Cellular Regulation of Neuronal Branching: A Day in the Life of a Growth Cone

Abstract

What are the cellular mechanisms that govern when the outgrowing neurite of a neuron will branch? This research analyzed one possible biochemical pathway through which environmental and cellular signals are transduced into physical (motor) changes within the growth cone of an outgrowing neuronal process, and how this pathway might be linked to the probability of branching. The system used for these studies was the buccal nervous system of the pond snail, Helisoma trivolvis.

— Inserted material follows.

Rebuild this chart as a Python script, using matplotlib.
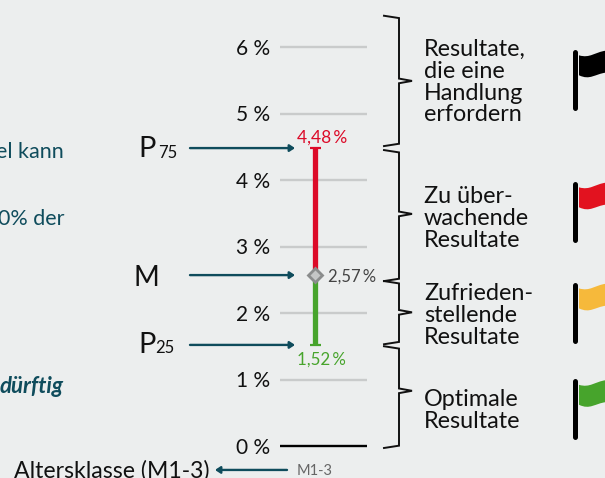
import matplotlib
matplotlib.use("Agg")
import matplotlib.pyplot as plt
from matplotlib.patches import PathPatch
from matplotlib.path import Path

# Datos
ticks = [0, 1, 2, 3, 4, 5, 6]
tick_labels = ["0 %", "1 %", "2 %", "3 %", "4 %", "5 %", "6 %"]
p25 = 1.52
mediana = 2.57
p75 = 4.48
etiqueta_p25 = "1,52\u2009%"
etiqueta_m = "2,57\u2009%"
etiqueta_p75 = "4,48\u2009%"
klasse = "M1-3"
klasse_lang = "Altersklasse (M1-3)"

# Llaves: inicio, punta, fin (en %)
llaves = [(6.47, 5.49, 4.51), (4.45, 3.49, 2.48), (2.48, 2.01, 1.53), (1.50, 0.83, -0.03)]
textos = ["Resultate,\ndie eine\nHandlung\nerfordern", "Zu über-\nwachende\nResultate",
          "Zufrieden-\nstellende\nResultate", "Optimale\nResultate"]
texto_y = [5.47, 3.42, 1.96, 0.53]
flag_colors = ["#000000", "#E2121F", "#F6B93B", "#47A42C"]
flag_y = [5.955, 3.97, 2.45, 1.0]

FONDO = "#ECEEEE"
TEAL = "#0F4C5C"

plt.rcParams["font.family"] = ["Lato", "DejaVu Sans"]

fig = plt.figure(figsize=(6.05, 4.78), dpi=100, facecolor=FONDO)
ax = fig.add_axes([0, 0, 1, 1])
ax.set_xlim(0, 605)
ax.set_ylim((446 - 478) / 66.5, 446 / 66.5)
ax.axis("off")

# Rejilla
for t, lab in zip(ticks, tick_labels):
    if t == 0:
        ax.plot([280, 367], [t, t], color="black", lw=1.7, solid_capstyle="butt")
    else:
        ax.plot([280, 367], [t, t], color="#C9CBCB", lw=1.7, solid_capstyle="butt")
    ax.text(270, t - 0.025, lab, ha="right", va="center", fontsize=15, color="#111111")

# Rango
ax.plot([315, 315], [mediana, p75], color="#DC0A28", lw=3.8, solid_capstyle="butt")
ax.plot([315, 315], [p25, mediana], color="#47A42C", lw=3.8, solid_capstyle="butt")
ax.plot([309.5, 320.5], [p75, p75], color="#DC0A28", lw=1.6, solid_capstyle="butt")
ax.plot([309.5, 320.5], [p25, p25], color="#47A42C", lw=1.6, solid_capstyle="butt")
ax.plot([315], [mediana], marker="D", ms=7.5, mfc="#C4C6C6", mec="#8A8C8C", mew=2)

ax.text(297, p75 + 0.16, etiqueta_p75, color="#DC0A28", fontsize=12.5, ha="left", va="center")
ax.text(297, p25 - 0.22, etiqueta_p25, color="#47A42C", fontsize=12.2, ha="left", va="center")
ax.text(328, mediana - 0.02, etiqueta_m, color="#444444", fontsize=12, ha="left", va="center")

# Flechas
for v in [p75, mediana, p25]:
    ax.annotate("", xy=(295, v), xytext=(190, v),
                arrowprops=dict(arrowstyle="-|>,head_width=0.2,head_length=0.3", color=TEAL, lw=1.7,
                                shrinkA=0, shrinkB=0))
ax.text(138, p75 - 0.02, "P", fontsize=21, ha="left", va="center", color="#111111")
ax.text(158, p75 - 0.07, "75", fontsize=12, ha="left", va="center", color="#111111")
ax.text(146.5, mediana - 0.05, "M", fontsize=20, ha="center", va="center", color="#111111")
ax.text(138, p25 + 0.0, "P", fontsize=21, ha="left", va="center", color="#111111")
ax.text(155, p25 - 0.05, "25", fontsize=12, ha="left", va="center", color="#111111")

# Eje inferior
ax.annotate("", xy=(215, -0.36), xytext=(287, -0.36),
            arrowprops=dict(arrowstyle="-|>,head_width=0.2,head_length=0.3", color=TEAL, lw=1.7,
                            shrinkA=0, shrinkB=0))
ax.text(297, -0.375, klasse, fontsize=10.5, color="#666666", ha="left", va="center")
ax.text(210, -0.37, klasse_lang, fontsize=16.6, color="#111111", ha="right", va="center")

# Texto recortado a la izquierda
ax.text(64, 4.42, "el kann", fontsize=15.5, color=TEAL, ha="right", va="center")
ax.text(64, 3.42, "0% der", fontsize=15.5, color=TEAL, ha="right", va="center")
ax.text(64, 0.89, "dürftig", fontsize=16, color=TEAL, ha="right", va="center",
        fontweight="bold", fontstyle="italic")

# Llaves
for ini, punta, fin in llaves:
    d = 0.035
    xs = [384, 399, 399, 412, 399, 399, 384]
    ys = [ini, ini - d, punta + d, punta, punta - d, fin + d, fin]
    ax.plot(xs, ys, color="#111111", lw=1.4, solid_joinstyle="miter")

for txt, y in zip(textos, texto_y):
    ax.text(424, y, txt, fontsize=16.8, color="#111111", ha="left", va="center", linespacing=1.04)

# Banderas
for col, y in zip(flag_colors, flag_y):
    ax.plot([574.5, 574.5], [y - 0.03, y - 0.87], color="black", lw=3.6, solid_capstyle="round")
    verts = [(579, y - 0.08), (590, y - 0.13), (595, y - 0.03), (606, y - 0.01),
             (606, y - 0.34), (595, y - 0.36), (590, y - 0.46), (579, y - 0.38), (579, y - 0.08)]
    codes = [Path.MOVETO, Path.CURVE4, Path.CURVE4, Path.CURVE4, Path.LINETO,
             Path.CURVE4, Path.CURVE4, Path.CURVE4, Path.CLOSEPOLY]
    ax.add_patch(PathPatch(Path(verts, codes), facecolor=col, edgecolor="none"))

fig.savefig("out.png", dpi=100, facecolor=FONDO)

Specifically, this research investigated the effects of stimulating the intracellular signaling cascades mediated by cyclic-AMP-dependent protein kinase A (PKA) by injecting individual Helisoma neurons, isolated into primary cell culture, with analogs of cyclic-AMP. Analogs used for these studies were either activators or inactivators of cyclic-AMP-dependent PKA. This research showed that activating cyclic-AMP-dependent PKA increased the likelihood of neuritic branching, and inactivating PKA had variable effects on the capacity of a neurite to branch depending upon the specific neuronal identity. Because this data suggests an optimal range of PKA activity within which a growth cone might branch, we present a model for the complex relationship between PKA activity, intracellular calcium, and changes in neuronal architecture.